Your task is to repeat the lines below exactly, excluding any pictures they contain.

━━━━━━━━━━━━━━━━━━━━━━━━━━━━━━

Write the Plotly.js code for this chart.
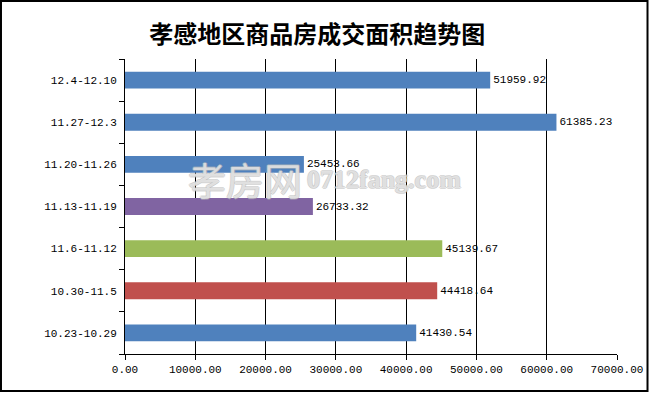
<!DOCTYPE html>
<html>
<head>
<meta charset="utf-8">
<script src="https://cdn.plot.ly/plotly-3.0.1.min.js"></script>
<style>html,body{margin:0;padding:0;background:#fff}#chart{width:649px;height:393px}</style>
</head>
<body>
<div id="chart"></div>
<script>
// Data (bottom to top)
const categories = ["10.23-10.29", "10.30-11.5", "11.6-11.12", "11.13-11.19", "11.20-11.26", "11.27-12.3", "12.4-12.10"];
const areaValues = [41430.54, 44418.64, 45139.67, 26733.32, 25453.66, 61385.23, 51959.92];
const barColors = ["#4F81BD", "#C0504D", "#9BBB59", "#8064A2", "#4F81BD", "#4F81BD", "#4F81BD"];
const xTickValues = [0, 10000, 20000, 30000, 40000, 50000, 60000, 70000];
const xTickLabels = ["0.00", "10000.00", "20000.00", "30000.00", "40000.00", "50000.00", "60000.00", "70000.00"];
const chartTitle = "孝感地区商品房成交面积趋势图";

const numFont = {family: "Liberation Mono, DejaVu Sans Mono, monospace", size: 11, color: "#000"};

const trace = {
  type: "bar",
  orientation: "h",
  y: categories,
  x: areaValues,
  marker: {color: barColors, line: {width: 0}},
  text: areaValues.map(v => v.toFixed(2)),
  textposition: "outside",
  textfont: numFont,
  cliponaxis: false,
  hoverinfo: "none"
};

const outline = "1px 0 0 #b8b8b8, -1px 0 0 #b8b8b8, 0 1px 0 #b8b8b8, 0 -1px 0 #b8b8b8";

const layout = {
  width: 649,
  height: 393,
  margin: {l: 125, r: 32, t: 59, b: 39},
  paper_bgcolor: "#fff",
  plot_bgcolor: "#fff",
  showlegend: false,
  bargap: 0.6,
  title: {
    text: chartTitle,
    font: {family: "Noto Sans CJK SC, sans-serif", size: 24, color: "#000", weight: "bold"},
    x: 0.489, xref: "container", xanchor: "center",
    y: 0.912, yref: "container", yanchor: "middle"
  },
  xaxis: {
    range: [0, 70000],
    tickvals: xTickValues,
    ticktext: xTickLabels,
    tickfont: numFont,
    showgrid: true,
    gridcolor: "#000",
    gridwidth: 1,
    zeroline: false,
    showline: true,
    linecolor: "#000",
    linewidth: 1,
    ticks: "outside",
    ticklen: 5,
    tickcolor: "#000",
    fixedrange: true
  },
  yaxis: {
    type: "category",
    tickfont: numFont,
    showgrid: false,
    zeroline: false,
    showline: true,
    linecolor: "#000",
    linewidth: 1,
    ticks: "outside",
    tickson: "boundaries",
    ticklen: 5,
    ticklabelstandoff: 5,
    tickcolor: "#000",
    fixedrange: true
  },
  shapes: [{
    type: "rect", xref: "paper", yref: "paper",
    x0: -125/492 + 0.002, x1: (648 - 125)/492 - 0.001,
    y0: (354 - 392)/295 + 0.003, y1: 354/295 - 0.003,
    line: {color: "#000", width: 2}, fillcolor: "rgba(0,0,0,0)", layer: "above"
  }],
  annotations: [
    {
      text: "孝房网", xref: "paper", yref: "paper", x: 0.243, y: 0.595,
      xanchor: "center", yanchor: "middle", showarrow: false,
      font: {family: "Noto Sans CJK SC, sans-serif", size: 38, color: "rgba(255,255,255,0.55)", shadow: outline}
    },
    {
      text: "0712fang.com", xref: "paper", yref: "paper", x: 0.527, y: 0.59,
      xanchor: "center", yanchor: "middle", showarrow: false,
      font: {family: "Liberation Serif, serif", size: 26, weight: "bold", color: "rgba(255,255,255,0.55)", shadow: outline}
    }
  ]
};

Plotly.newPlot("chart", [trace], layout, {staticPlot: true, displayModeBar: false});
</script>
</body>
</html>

━━━━━━━━━━━━━━━━━━━━━━━━━━━━━━

**OUTPUT OF THE TASK**
Write the Plotly.js code for this chart.
<!DOCTYPE html>
<html>
<head>
<meta charset="utf-8">
<script src="https://cdn.plot.ly/plotly-3.0.1.min.js"></script>
<style>html,body{margin:0;padding:0;background:#fff}#chart{width:649px;height:393px}</style>
</head>
<body>
<div id="chart"></div>
<script>
// Data (bottom to top)
const categories = ["10.23-10.29", "10.30-11.5", "11.6-11.12", "11.13-11.19", "11.20-11.26", "11.27-12.3", "12.4-12.10"];
const areaValues = [41430.54, 44418.64, 45139.67, 26733.32, 25453.66, 61385.23, 51959.92];
const barColors = ["#4F81BD", "#C0504D", "#9BBB59", "#8064A2", "#4F81BD", "#4F81BD", "#4F81BD"];
const xTickValues = [0, 10000, 20000, 30000, 40000, 50000, 60000, 70000];
const xTickLabels = ["0.00", "10000.00", "20000.00", "30000.00", "40000.00", "50000.00", "60000.00", "70000.00"];
const chartTitle = "孝感地区商品房成交面积趋势图";

const numFont = {family: "Liberation Mono, DejaVu Sans Mono, monospace", size: 11, color: "#000"};

const trace = {
  type: "bar",
  orientation: "h",
  y: categories,
  x: areaValues,
  marker: {color: barColors, line: {width: 0}},
  text: areaValues.map(v => v.toFixed(2)),
  textposition: "outside",
  textfont: numFont,
  cliponaxis: false,
  hoverinfo: "none"
};

const outline = "1px 0 0 #b8b8b8, -1px 0 0 #b8b8b8, 0 1px 0 #b8b8b8, 0 -1px 0 #b8b8b8";

const layout = {
  width: 649,
  height: 393,
  margin: {l: 125, r: 32, t: 59, b: 39},
  paper_bgcolor: "#fff",
  plot_bgcolor: "#fff",
  showlegend: false,
  bargap: 0.6,
  title: {
    text: chartTitle,
    font: {family: "Noto Sans CJK SC, sans-serif", size: 24, color: "#000", weight: "bold"},
    x: 0.489, xref: "container", xanchor: "center",
    y: 0.912, yref: "container", yanchor: "middle"
  },
  xaxis: {
    range: [0, 70000],
    tickvals: xTickValues,
    ticktext: xTickLabels,
    tickfont: numFont,
    showgrid: true,
    gridcolor: "#000",
    gridwidth: 1,
    zeroline: false,
    showline: true,
    linecolor: "#000",
    linewidth: 1,
    ticks: "outside",
    ticklen: 5,
    tickcolor: "#000",
    fixedrange: true
  },
  yaxis: {
    type: "category",
    tickfont: numFont,
    showgrid: false,
    zeroline: false,
    showline: true,
    linecolor: "#000",
    linewidth: 1,
    ticks: "outside",
    tickson: "boundaries",
    ticklen: 5,
    ticklabelstandoff: 5,
    tickcolor: "#000",
    fixedrange: true
  },
  shapes: [{
    type: "rect", xref: "paper", yref: "paper",
    x0: -125/492 + 0.002, x1: (648 - 125)/492 - 0.001,
    y0: (354 - 392)/295 + 0.003, y1: 354/295 - 0.003,
    line: {color: "#000", width: 2}, fillcolor: "rgba(0,0,0,0)", layer: "above"
  }],
  annotations: [
    {
      text: "孝房网", xref: "paper", yref: "paper", x: 0.243, y: 0.595,
      xanchor: "center", yanchor: "middle", showarrow: false,
      font: {family: "Noto Sans CJK SC, sans-serif", size: 38, color: "rgba(255,255,255,0.55)", shadow: outline}
    },
    {
      text: "0712fang.com", xref: "paper", yref: "paper", x: 0.527, y: 0.59,
      xanchor: "center", yanchor: "middle", showarrow: false,
      font: {family: "Liberation Serif, serif", size: 26, weight: "bold", color: "rgba(255,255,255,0.55)", shadow: outline}
    }
  ]
};

Plotly.newPlot("chart", [trace], layout, {staticPlot: true, displayModeBar: false});
</script>
</body>
</html>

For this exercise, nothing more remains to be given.